■ Directions: Copy the records below exactly, starting at the line that contains "Reproduce this chart with Plotly." and ending at the line that contains "marker_sizes = [2, 155, 300, 525, 855, 1540]"; leave out any pictures.

=======

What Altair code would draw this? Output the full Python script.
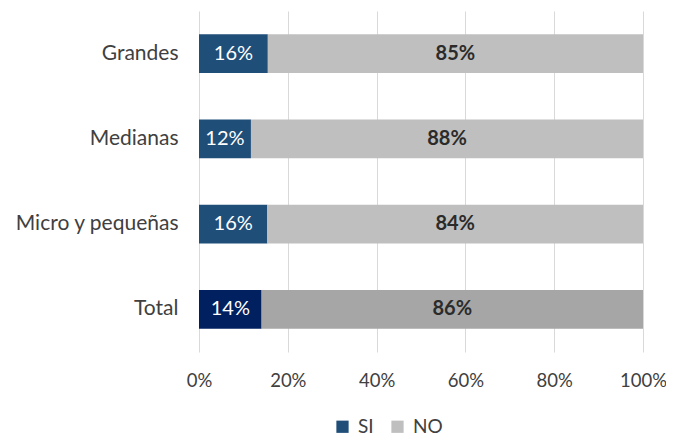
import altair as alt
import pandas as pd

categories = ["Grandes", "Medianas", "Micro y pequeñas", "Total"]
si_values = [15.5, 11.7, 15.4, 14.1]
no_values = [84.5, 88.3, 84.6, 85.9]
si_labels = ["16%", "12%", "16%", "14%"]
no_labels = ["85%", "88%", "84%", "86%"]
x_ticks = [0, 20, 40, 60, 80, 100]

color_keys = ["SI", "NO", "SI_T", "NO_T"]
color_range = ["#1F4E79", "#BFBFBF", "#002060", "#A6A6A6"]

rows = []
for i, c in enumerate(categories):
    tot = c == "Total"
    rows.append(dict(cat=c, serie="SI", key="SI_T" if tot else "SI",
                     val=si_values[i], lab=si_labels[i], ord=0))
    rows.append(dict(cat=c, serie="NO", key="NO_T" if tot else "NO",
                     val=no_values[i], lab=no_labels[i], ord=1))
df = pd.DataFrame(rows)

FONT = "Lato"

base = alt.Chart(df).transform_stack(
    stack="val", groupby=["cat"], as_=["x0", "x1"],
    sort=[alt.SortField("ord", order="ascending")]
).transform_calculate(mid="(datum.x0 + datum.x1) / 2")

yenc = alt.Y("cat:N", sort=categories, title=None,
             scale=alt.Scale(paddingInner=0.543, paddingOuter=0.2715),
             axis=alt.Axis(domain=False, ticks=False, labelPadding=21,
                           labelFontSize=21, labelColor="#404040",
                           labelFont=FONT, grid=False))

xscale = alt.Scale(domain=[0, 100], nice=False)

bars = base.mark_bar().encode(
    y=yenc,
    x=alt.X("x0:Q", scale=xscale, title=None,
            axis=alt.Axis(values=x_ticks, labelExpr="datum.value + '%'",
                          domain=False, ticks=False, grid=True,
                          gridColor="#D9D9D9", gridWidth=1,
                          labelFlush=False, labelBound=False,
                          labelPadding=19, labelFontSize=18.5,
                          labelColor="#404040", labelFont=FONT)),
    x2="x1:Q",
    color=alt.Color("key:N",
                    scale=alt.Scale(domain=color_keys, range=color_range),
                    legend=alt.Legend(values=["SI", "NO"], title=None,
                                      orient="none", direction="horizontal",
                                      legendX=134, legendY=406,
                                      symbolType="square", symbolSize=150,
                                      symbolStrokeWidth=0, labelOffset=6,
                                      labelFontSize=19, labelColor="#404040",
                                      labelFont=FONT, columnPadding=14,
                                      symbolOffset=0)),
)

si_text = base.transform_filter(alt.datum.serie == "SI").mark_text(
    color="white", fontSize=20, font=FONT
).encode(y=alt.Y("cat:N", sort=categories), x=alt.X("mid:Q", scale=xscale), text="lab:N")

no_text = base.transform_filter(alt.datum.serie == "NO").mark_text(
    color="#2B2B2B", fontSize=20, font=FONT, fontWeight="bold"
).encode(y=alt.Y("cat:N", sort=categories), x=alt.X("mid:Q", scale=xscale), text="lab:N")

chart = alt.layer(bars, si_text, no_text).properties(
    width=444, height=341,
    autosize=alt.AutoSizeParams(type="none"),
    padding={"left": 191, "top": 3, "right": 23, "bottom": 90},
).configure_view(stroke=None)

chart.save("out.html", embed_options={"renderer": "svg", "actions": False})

=======

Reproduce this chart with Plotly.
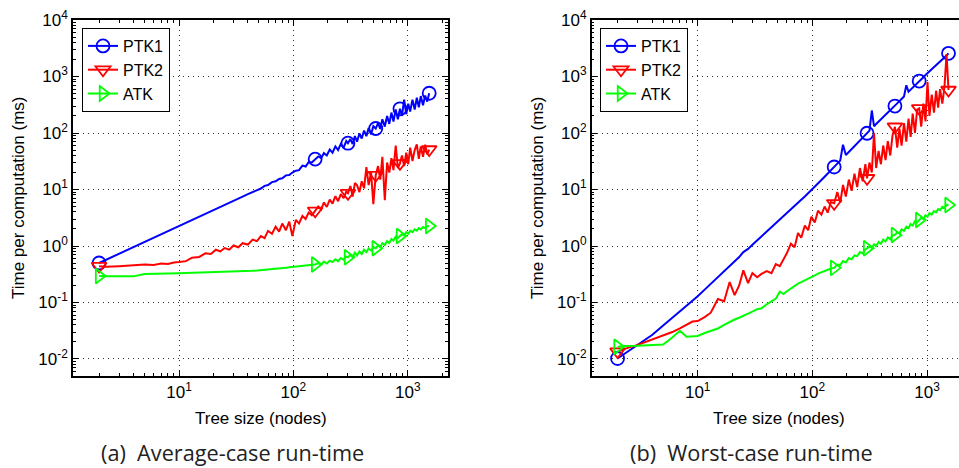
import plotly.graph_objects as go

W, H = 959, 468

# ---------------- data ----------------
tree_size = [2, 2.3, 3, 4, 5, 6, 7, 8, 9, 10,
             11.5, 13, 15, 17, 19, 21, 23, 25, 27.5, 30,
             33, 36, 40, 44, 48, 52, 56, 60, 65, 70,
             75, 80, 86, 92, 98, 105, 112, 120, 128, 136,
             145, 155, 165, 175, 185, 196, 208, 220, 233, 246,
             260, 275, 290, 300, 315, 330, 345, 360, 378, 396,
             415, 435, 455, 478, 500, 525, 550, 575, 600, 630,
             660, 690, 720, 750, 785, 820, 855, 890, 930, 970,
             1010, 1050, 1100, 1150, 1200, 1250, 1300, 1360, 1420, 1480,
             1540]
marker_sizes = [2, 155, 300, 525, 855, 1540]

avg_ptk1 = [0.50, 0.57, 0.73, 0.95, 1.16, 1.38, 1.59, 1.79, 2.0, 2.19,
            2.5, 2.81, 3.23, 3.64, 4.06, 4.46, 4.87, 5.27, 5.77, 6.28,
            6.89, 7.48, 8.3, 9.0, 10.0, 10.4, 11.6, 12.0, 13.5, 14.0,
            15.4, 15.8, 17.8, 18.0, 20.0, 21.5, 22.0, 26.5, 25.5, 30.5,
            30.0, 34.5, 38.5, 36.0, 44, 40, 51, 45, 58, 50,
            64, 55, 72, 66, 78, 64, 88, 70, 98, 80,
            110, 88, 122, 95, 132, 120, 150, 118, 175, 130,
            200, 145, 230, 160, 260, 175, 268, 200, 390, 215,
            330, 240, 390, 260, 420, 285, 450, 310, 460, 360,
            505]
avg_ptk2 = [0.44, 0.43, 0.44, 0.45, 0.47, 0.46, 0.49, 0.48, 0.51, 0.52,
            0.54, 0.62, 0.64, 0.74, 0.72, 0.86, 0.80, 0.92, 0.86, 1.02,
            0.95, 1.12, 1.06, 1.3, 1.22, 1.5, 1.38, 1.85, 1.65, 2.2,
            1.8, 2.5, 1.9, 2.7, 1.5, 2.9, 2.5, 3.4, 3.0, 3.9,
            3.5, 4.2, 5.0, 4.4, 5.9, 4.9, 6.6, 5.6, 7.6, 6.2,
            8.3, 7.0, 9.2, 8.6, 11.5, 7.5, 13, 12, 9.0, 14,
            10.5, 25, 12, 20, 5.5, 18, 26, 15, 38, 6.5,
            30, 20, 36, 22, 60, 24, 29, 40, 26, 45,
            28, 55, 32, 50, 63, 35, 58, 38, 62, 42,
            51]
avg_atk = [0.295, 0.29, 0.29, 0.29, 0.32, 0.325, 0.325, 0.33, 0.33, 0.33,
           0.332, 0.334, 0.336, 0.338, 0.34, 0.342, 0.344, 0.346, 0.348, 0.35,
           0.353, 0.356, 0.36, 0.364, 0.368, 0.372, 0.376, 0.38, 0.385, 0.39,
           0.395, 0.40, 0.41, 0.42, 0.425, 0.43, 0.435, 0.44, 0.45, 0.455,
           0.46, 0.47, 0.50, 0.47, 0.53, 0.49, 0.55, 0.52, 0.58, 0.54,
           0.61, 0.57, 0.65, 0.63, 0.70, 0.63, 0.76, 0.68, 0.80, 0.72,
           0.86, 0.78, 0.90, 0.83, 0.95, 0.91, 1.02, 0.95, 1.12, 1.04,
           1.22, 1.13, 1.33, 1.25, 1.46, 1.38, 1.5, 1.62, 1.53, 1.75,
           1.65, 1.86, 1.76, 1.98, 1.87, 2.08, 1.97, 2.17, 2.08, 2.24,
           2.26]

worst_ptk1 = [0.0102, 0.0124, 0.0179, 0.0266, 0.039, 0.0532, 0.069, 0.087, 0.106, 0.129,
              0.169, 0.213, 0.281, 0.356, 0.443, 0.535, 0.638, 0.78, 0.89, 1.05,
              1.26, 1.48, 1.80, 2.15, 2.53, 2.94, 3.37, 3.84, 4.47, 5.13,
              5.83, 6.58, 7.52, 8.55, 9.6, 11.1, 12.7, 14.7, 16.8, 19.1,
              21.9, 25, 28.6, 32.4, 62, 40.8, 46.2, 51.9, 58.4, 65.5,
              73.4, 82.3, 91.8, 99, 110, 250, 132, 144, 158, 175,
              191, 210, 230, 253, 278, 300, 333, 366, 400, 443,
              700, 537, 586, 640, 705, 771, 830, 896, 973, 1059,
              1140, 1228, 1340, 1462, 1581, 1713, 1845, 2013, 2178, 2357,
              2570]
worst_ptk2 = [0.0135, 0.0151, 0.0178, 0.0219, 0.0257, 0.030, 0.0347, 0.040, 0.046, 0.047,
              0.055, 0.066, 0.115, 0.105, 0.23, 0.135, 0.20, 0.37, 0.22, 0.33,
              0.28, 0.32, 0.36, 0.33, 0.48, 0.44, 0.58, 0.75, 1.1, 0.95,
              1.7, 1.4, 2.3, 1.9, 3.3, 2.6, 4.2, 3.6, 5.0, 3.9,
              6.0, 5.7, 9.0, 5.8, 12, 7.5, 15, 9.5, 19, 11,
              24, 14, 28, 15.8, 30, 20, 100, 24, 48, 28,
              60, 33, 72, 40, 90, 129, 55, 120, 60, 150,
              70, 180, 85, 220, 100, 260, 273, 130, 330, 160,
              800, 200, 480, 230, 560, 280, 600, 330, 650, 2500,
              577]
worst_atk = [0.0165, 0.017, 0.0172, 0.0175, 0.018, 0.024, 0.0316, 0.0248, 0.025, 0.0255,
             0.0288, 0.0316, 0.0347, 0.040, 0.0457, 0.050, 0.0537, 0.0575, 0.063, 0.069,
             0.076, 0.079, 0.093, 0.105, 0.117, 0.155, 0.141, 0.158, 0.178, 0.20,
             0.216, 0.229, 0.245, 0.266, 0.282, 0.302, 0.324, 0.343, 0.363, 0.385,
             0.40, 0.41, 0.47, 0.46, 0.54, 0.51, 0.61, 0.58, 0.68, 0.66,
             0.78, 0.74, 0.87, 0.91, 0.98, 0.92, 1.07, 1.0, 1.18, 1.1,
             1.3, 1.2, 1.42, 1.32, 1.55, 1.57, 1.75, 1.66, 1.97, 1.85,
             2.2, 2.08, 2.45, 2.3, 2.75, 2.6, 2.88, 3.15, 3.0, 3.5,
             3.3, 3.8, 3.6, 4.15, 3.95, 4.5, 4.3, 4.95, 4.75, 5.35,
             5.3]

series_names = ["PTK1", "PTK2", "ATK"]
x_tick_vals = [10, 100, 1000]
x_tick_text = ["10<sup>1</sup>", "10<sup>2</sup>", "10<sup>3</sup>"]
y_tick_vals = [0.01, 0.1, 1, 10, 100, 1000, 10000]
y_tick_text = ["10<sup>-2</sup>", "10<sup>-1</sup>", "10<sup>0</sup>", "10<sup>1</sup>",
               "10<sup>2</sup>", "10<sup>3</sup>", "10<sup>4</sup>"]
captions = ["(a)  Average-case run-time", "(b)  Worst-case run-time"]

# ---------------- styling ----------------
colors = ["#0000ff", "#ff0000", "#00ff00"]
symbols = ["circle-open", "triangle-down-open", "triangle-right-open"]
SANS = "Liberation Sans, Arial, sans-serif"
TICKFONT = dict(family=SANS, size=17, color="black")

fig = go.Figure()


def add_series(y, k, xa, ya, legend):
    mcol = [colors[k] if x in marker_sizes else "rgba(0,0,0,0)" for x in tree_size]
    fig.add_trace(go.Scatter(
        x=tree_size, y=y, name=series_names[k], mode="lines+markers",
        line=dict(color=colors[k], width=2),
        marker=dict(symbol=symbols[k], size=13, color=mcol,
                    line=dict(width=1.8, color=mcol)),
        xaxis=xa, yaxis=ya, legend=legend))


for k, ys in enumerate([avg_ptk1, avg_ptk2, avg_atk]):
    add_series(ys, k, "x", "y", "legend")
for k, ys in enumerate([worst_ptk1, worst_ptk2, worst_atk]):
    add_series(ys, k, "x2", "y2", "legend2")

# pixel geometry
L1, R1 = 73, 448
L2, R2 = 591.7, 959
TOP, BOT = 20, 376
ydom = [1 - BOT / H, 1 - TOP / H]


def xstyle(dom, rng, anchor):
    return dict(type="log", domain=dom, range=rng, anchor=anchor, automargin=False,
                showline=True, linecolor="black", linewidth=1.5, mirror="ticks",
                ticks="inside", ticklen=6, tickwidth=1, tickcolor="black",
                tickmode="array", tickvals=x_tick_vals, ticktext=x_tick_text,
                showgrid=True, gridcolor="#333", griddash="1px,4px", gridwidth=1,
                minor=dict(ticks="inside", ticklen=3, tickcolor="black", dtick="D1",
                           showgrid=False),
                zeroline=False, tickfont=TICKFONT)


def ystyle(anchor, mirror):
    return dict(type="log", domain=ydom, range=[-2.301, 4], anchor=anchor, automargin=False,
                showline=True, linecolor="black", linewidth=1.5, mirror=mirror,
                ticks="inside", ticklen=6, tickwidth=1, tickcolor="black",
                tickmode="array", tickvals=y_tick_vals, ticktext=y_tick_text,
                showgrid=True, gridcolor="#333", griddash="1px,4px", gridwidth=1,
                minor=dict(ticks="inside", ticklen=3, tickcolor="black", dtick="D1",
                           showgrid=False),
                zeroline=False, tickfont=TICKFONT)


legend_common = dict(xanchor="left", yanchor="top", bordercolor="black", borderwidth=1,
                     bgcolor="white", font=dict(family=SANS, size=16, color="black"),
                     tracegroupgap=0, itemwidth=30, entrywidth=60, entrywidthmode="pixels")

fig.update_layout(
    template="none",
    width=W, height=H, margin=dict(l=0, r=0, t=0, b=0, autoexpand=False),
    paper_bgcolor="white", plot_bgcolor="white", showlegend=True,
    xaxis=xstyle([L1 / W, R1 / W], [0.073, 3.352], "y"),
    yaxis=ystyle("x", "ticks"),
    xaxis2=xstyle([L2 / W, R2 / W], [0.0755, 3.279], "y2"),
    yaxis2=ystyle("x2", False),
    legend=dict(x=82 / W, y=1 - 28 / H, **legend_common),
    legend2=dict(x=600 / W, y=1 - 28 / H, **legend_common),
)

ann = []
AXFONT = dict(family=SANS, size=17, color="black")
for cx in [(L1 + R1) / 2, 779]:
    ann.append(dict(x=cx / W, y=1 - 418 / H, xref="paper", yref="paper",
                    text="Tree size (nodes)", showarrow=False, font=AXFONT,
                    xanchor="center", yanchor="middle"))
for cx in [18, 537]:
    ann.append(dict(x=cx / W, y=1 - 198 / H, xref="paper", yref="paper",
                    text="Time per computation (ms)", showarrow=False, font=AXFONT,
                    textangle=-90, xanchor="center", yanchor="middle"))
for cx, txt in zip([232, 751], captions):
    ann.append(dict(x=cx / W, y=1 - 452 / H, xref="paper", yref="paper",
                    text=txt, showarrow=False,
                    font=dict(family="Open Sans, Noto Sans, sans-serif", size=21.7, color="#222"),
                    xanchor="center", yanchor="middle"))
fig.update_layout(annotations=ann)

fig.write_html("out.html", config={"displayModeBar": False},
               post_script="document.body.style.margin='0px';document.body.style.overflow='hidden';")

=======

■ Full output:
Reproduce this chart with Plotly.
import plotly.graph_objects as go

W, H = 959, 468

# ---------------- data ----------------
tree_size = [2, 2.3, 3, 4, 5, 6, 7, 8, 9, 10,
             11.5, 13, 15, 17, 19, 21, 23, 25, 27.5, 30,
             33, 36, 40, 44, 48, 52, 56, 60, 65, 70,
             75, 80, 86, 92, 98, 105, 112, 120, 128, 136,
             145, 155, 165, 175, 185, 196, 208, 220, 233, 246,
             260, 275, 290, 300, 315, 330, 345, 360, 378, 396,
             415, 435, 455, 478, 500, 525, 550, 575, 600, 630,
             660, 690, 720, 750, 785, 820, 855, 890, 930, 970,
             1010, 1050, 1100, 1150, 1200, 1250, 1300, 1360, 1420, 1480,
             1540]
marker_sizes = [2, 155, 300, 525, 855, 1540]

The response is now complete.